First of all, you shouldn't ask people their opinion, because they'll often give it to you, and you probably won't like the answer you get. It'll be ill-informed and probably misspelled, even if it's verbal. Second, you shouldn't ask young people things. They text when they drive and listen to the music fabricated for pop sensation Miley Cyrus, so their judgment can't really be trusted.
Young people are dumb, and you really need some age and wisdom in order to be taken seriously.
Third, you're going to be hard pressed to find something that's scary in a horror film after any length of time. Everything in Halloween has been done since, to greater or lesser degrees. It's become so familiar it's almost passe.
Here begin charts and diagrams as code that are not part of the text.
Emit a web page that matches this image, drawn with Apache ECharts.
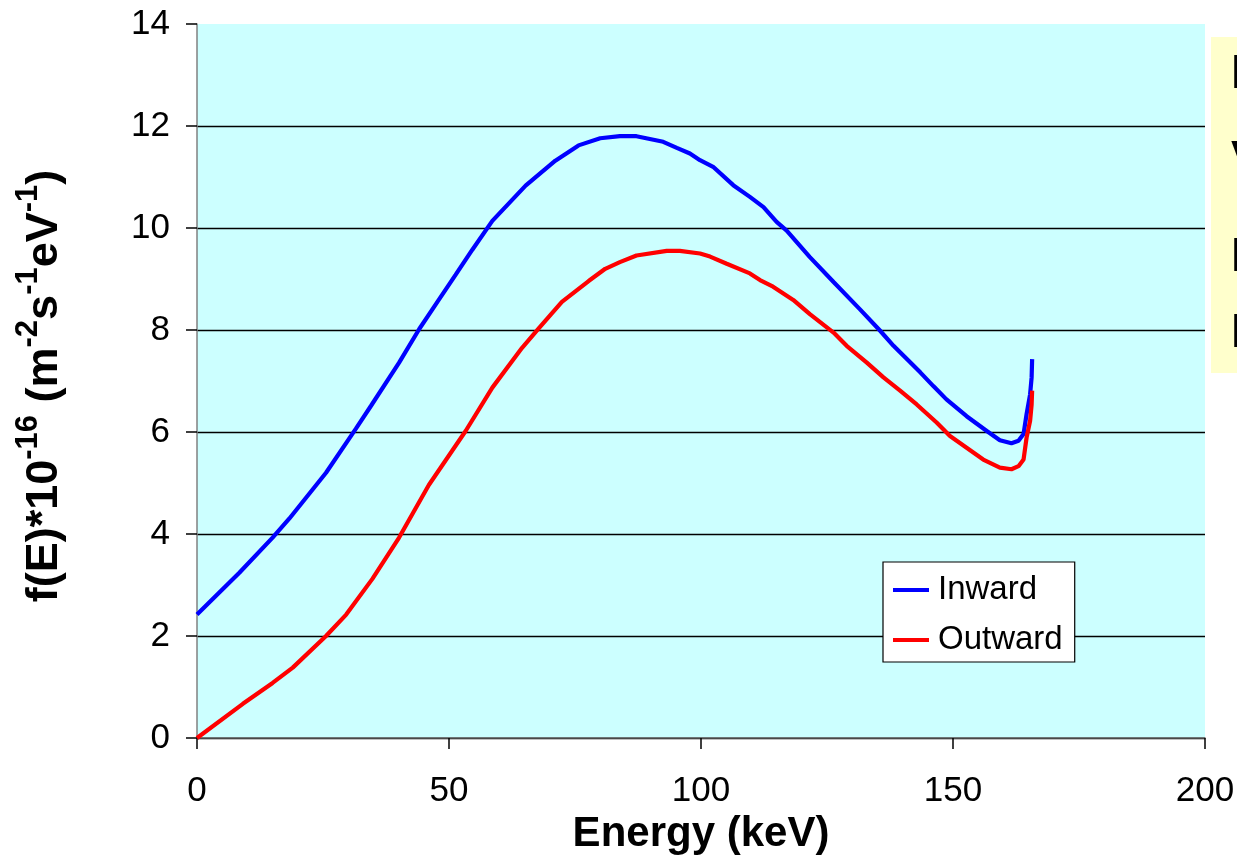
<!DOCTYPE html>
<html>
<head>
<meta charset="utf-8">
<script src="https://cdn.jsdelivr.net/npm/echarts@6/dist/echarts.min.js"></script>
<style>
html,body{margin:0;padding:0;background:#fff;}
#chart{width:1237px;height:855px;}
</style>
</head>
<body>
<div id="chart"></div>
<script>
// ---- data ----
const xTicks = [0, 50, 100, 150, 200];
const yTicks = [0, 2, 4, 6, 8, 10, 12, 14];
const seriesNames = ['Inward', 'Outward'];

const inwardE = [0, 8.4, 15.0, 18.3, 25.6, 31.5, 34.5, 40.1, 44.1, 47.7, 51.3, 54.6, 58.6, 65.2, 71.1, 75.7, 80.0, 83.9, 87.2, 92.5, 95.2, 97.8, 99.8, 102.4, 106.4, 109.7, 112.4, 115.0, 117.0, 121.6, 126.3, 131.5, 135.5, 138.2, 143.5, 146.1, 148.7, 152.7, 156.7, 159.3, 161.6, 163.0, 164.0, 164.6, 165.3, 165.6, 165.7];
const inwardF = [2.42, 3.24, 3.93, 4.30, 5.20, 6.06, 6.51, 7.36, 8.02, 8.55, 9.08, 9.57, 10.14, 10.83, 11.32, 11.62, 11.76, 11.80, 11.80, 11.69, 11.57, 11.46, 11.33, 11.20, 10.84, 10.61, 10.41, 10.12, 9.95, 9.43, 8.94, 8.41, 7.99, 7.69, 7.17, 6.90, 6.64, 6.31, 6.02, 5.84, 5.78, 5.83, 5.96, 6.35, 6.74, 7.07, 7.43];

const outwardE = [0, 9.1, 15.0, 19.0, 25.6, 29.6, 34.8, 40.1, 46.0, 53.3, 58.6, 64.5, 67.8, 72.4, 77.7, 81.0, 83.9, 87.2, 93.2, 95.8, 99.8, 101.8, 105.1, 109.7, 111.7, 114.3, 118.3, 121.6, 126.3, 128.9, 132.9, 136.2, 139.5, 142.8, 146.8, 149.4, 152.7, 156.0, 159.3, 161.6, 163.0, 164.0, 164.6, 165.3, 165.6, 165.7];
const outwardF = [0, 0.67, 1.08, 1.38, 2.00, 2.42, 3.12, 3.93, 4.96, 6.02, 6.87, 7.65, 8.03, 8.55, 8.96, 9.20, 9.33, 9.46, 9.55, 9.55, 9.50, 9.44, 9.30, 9.11, 8.98, 8.85, 8.59, 8.31, 7.95, 7.69, 7.36, 7.07, 6.81, 6.54, 6.18, 5.92, 5.69, 5.46, 5.30, 5.27, 5.33, 5.46, 5.89, 6.22, 6.54, 6.81];

const xTitle = 'Energy (keV)';
const sideLetters = ['I', 'V', 'I', 'I'];

// ---- build ----
const zip = (a, b) => a.map((v, i) => [v, b[i]]);
const FONT = '"Liberation Sans", Arial, sans-serif';

const chart = echarts.init(document.getElementById('chart'), null, {renderer: 'canvas'});

const gridColors = yTicks.map((t, i) => i === yTicks.length - 1 ? 'rgba(0,0,0,0)' : '#000000');

const sideTops = [60, 146, 243, 319];

const option = {
  animation: false,
  backgroundColor: '#ffffff',
  grid: {left: 197, right: 32, top: 24, bottom: 117, show: true, backgroundColor: '#CCFFFF', borderWidth: 0,
         containLabel: false, outerBoundsMode: 'none'},
  xAxis: {
    type: 'value', min: xTicks[0], max: xTicks[xTicks.length - 1], interval: 50,
    axisLine: {show: true, onZero: false, lineStyle: {color: '#606060', width: 1.5}},
    axisTick: {show: true, inside: false, length: 11, lineStyle: {color: '#000', width: 1.5}},
    axisLabel: {fontSize: 35, color: '#000', fontFamily: FONT, margin: 36, showMaxLabel: true, showMinLabel: true},
    splitLine: {show: false},
    name: xTitle, nameLocation: 'middle', nameGap: 74,
    nameTextStyle: {fontSize: 42, fontWeight: 'bold', color: '#000', fontFamily: FONT}
  },
  yAxis: {
    type: 'value', min: yTicks[0], max: yTicks[yTicks.length - 1], interval: 2,
    axisLine: {show: true, lineStyle: {color: '#808080', width: 1.5}},
    axisTick: {show: true, inside: false, length: 11, lineStyle: {color: '#000', width: 1.5}},
    axisLabel: {fontSize: 35, color: '#000', fontFamily: FONT, margin: 27},
    splitLine: {show: true, lineStyle: {color: gridColors, width: 1.3}}
  },
  legend: {
    show: true, orient: 'vertical', left: 883, top: 562,
    backgroundColor: '#ffffff', borderColor: '#000', borderWidth: 1.2,
    padding: [10, 12, 4, 10], itemGap: 14, itemWidth: 36, itemHeight: 4,
    icon: 'rect',
    textStyle: {fontSize: 33, color: '#000', fontFamily: FONT, lineHeight: 36, padding: [0, 0, 0, 4]},
    data: seriesNames
  },
  series: [
    {name: seriesNames[0], type: 'line', data: zip(inwardE, inwardF), showSymbol: false, symbol: 'none',
      lineStyle: {color: '#0000FF', width: 4.2}, itemStyle: {color: '#0000FF'}, z: 3},
    {name: seriesNames[1], type: 'line', data: zip(outwardE, outwardF), showSymbol: false, symbol: 'none',
      lineStyle: {color: '#FF0000', width: 4.2}, itemStyle: {color: '#FF0000'}, z: 4}
  ],
  graphic: [
    {type: 'rect', left: 1211, top: 37, shape: {width: 60, height: 336}, style: {fill: '#FFFFCC'}, z: 1},
    ...sideLetters.map((ch, i) => ({
      type: 'text', x: 1231, y: sideTops[i] - 9, z: 2,
      style: {text: ch, fontSize: 48, fontWeight: 'bold', fontFamily: FONT, fill: '#000', align: 'left', verticalAlign: 'top'}
    })),
    {
      type: 'text', x: 45, y: 386, rotation: Math.PI / 2, z: 5,
      style: {
        text: '{b|f(E)*10}{s|-16}{b| (m}{s|-2}{b|s}{s|-1}{b|eV}{s|-1}{b|)}',
        align: 'center', verticalAlign: 'middle', fill: '#000',
        rich: {
          b: {fontSize: 45, fontWeight: 'bold', fontFamily: FONT, lineHeight: 64, fill: '#000', verticalAlign: 'middle'},
          s: {fontSize: 31, fontWeight: 'bold', fontFamily: FONT, lineHeight: 16, fill: '#000', verticalAlign: 'top'}
        }
      }
    }
  ]
};
chart.setOption(option);
</script>
</body>
</html>
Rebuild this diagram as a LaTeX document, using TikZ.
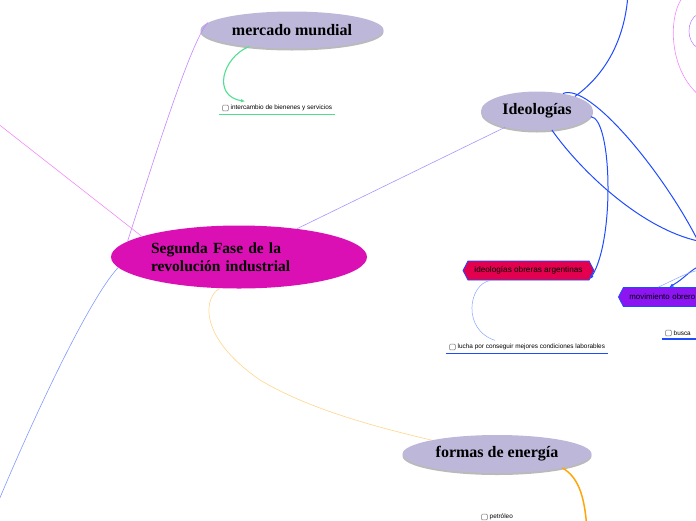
\documentclass[tikz,border=0pt]{standalone}
\usepackage{fontspec}
\setmainfont{Liberation Serif}
\newfontfamily\subfont{Liberation Sans}
\usepackage{tikz}
\usetikzlibrary{arrows.meta,shapes.geometric,shapes.symbols,shadows}

\definecolor{centralmag}{HTML}{DB10B4}
\definecolor{topiclav}{HTML}{BDB7DA}
\definecolor{ideoblue}{HTML}{1F4BFF}
\definecolor{argred}{HTML}{E3004F}
\definecolor{obrviolet}{HTML}{8C16F2}
\definecolor{mintgreen}{HTML}{4FE08F}
\definecolor{linkpurple}{HTML}{C385FF}
\definecolor{linkpink}{HTML}{F28AF8}
\definecolor{linkblue}{HTML}{8199FF}
\definecolor{linklilac}{HTML}{A795FF}
\definecolor{linkorange}{HTML}{FFD58A}
\definecolor{energyorange}{HTML}{FFA50A}
\definecolor{subblue}{HTML}{8AA4FF}

\begin{document}
\begin{tikzpicture}[
  x=1pt, y=-1pt,
  topic/.style={ellipse, fill=topiclav, inner sep=0pt, font=\bfseries\fontsize{16}{18}\selectfont,
    drop shadow={shadow xshift=0pt, shadow yshift=-2pt, fill=black!45, opacity=0.6}},
  banner/.style={signal, signal to=west and east, signal pointer angle=125, draw=ideoblue, line width=0.8pt,
    minimum height=19pt, inner sep=0pt, font=\subfont\fontsize{8.2}{9}\selectfont},
  sub/.style={anchor=west, inner xsep=3pt, inner ysep=3.5pt, font=\subfont\fontsize{6.4}{7}\selectfont},
  tickbox/.style={draw=black!55, line width=0.5pt, rounded corners=1pt},
  underline/.style={line width=1.4pt},
  link/.style={line width=0.6pt},
  ideolink/.style={draw=ideoblue, line width=1pt},
  arr/.style={-{Latex[length=4pt,width=3.5pt]}}
]
\useasboundingbox (0,0) rectangle (696,520);
\clip (0,0) rectangle (696,520);

\node[ellipse, fill=centralmag, minimum width=256pt, minimum height=63pt, inner sep=0pt,
  text width=176pt, align=left, font=\bfseries\fontsize{15.5}{18}\selectfont] (central) at (239,257)
  {Segunda Fase de la\\revolución industrial};
\node[topic, minimum width=183pt, minimum height=37pt] (mercado) at (292,30) {mercado mundial};
\node[topic, minimum width=112pt, minimum height=39pt] (ideo) at (537,111) {Ideologías};
\node[topic, minimum width=189pt, minimum height=38pt] (formas) at (497,454) {formas de energía};

\node[banner, fill=argred, minimum width=131pt] (ideoarg) at (528.5,270.5) {ideologías obreras argentinas};
\node[banner, fill=obrviolet, anchor=west, inner xsep=6pt, text width=110pt, align=left,
  font=\subfont\fontsize{7.9}{9}\selectfont] (movobr) at (618,297) {movimiento obrero};

\node[sub] (inter) at (219,108) {\hspace*{8.5pt}intercambio de bienenes y servicios};
\node[sub] (lucha) at (446,347) {\hspace*{8.5pt}lucha por conseguir mejores condiciones laborables};
\node[sub, text width=60pt, align=left] (busca) at (662,333) {\hspace*{8.5pt}busca};
\node[sub] (petroleo) at (478,517) {\hspace*{8.5pt}petróleo};

\draw[underline, draw=mintgreen] (inter.south west) -- (inter.south east);
\draw[underline, draw=ideoblue] (lucha.south west) -- (lucha.south east);
\draw[underline, draw=ideoblue] (busca.south west) -- (busca.south east);

\foreach \s in {inter,lucha,busca,petroleo}
  \draw[tickbox] ([xshift=3.5pt,yshift=2.9pt]\s.west) rectangle ++(5.8,5.8);

\coordinate (offwest) at (-40,94);
\coordinate (offsouth) at (-6,512);
\coordinate (offnorth) at (628,-6);
\coordinate (offeast) at (698,241);
\coordinate (offobr) at (700,266);
\coordinate (offbusca) at (700,270);
\coordinate (offenergy) at (587,530);
\coordinate (offpinka) at (683,-3);
\coordinate (offpinkb) at (700,96);
\coordinate (offlava) at (698,14);
\coordinate (offlavb) at (698,48);

\draw[link, linkpurple] (central.172) .. controls (160,140) and (192,40) .. (mercado.175);
\draw[link, linkpink] (central.168) -- (offwest);
\draw[link, linkblue] (central.185) .. controls (88,300) and (30,425) .. (offsouth);
\draw[link, linklilac] (central.26) -- (ideo.207);
\draw[link, linkorange] (central.239) .. controls (205,295) and (195,335) .. (260,380)
  .. controls (310,410) and (380,428) .. (formas.168);
\draw[energyorange, line width=1.5pt] (formas.348) .. controls (580,478) and (585,500) .. (offenergy);

\draw[mintgreen, line width=1.1pt, arr] (mercado.201) .. controls (222,58) and (212,96) .. ([xshift=26pt]inter.north west);

\draw[ideolink] (ideo.21) .. controls (605,75) and (625,40) .. (offnorth);
\draw[ideolink] (ideo.34) .. controls (590,82) and (665,175) .. (offeast);
\draw[ideolink] (ideo.308) .. controls (580,170) and (640,228) .. (offeast);
\draw[ideolink, arr] (ideo.354) .. controls (612,118) and (615,240) .. (ideoarg.-8);
\draw[ideolink, arr] (offobr) .. controls (690,270) and (685,278) .. ([xshift=-15pt]movobr.north);

\draw[subblue, line width=0.5pt] ([xshift=-38pt]ideoarg.south) .. controls (468,284) and (462,330) .. ([xshift=49pt]lucha.north west);
\draw[subblue, line width=0.5pt] ([xshift=-26pt]movobr.north) .. controls (678,278) and (688,272) .. (offbusca);

\draw[link, linkpink] (offpinka) .. controls (668,15) and (668,70) .. (offpinkb);
\draw[link, linkpurple] (offlava) .. controls (686,20) and (686,42) .. (offlavb);
\end{tikzpicture}
\end{document}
Sure, the dialogue in Halloween hasn't aged well. The 30-year old actors-playing-teenagers' forced, wooden dialogue didn't even ring true when it was released. However, Halloween is well-paced and effectively shot in near darkness. Michael Myers spends the majority of the movie hiding ominously in the shadows or lurking semi-obscured by hedges, ramping up the tension. John Carpenter has created a suburban Halloween where the night is ruled by the young, filled with the promise of sex, drugs and rock & roll. It's a night where adults are foolish, absent or ineffective. His urgent, ominous score is still nightmare fuel. While naive compared to some modern horror films, Halloween generates a few thrills.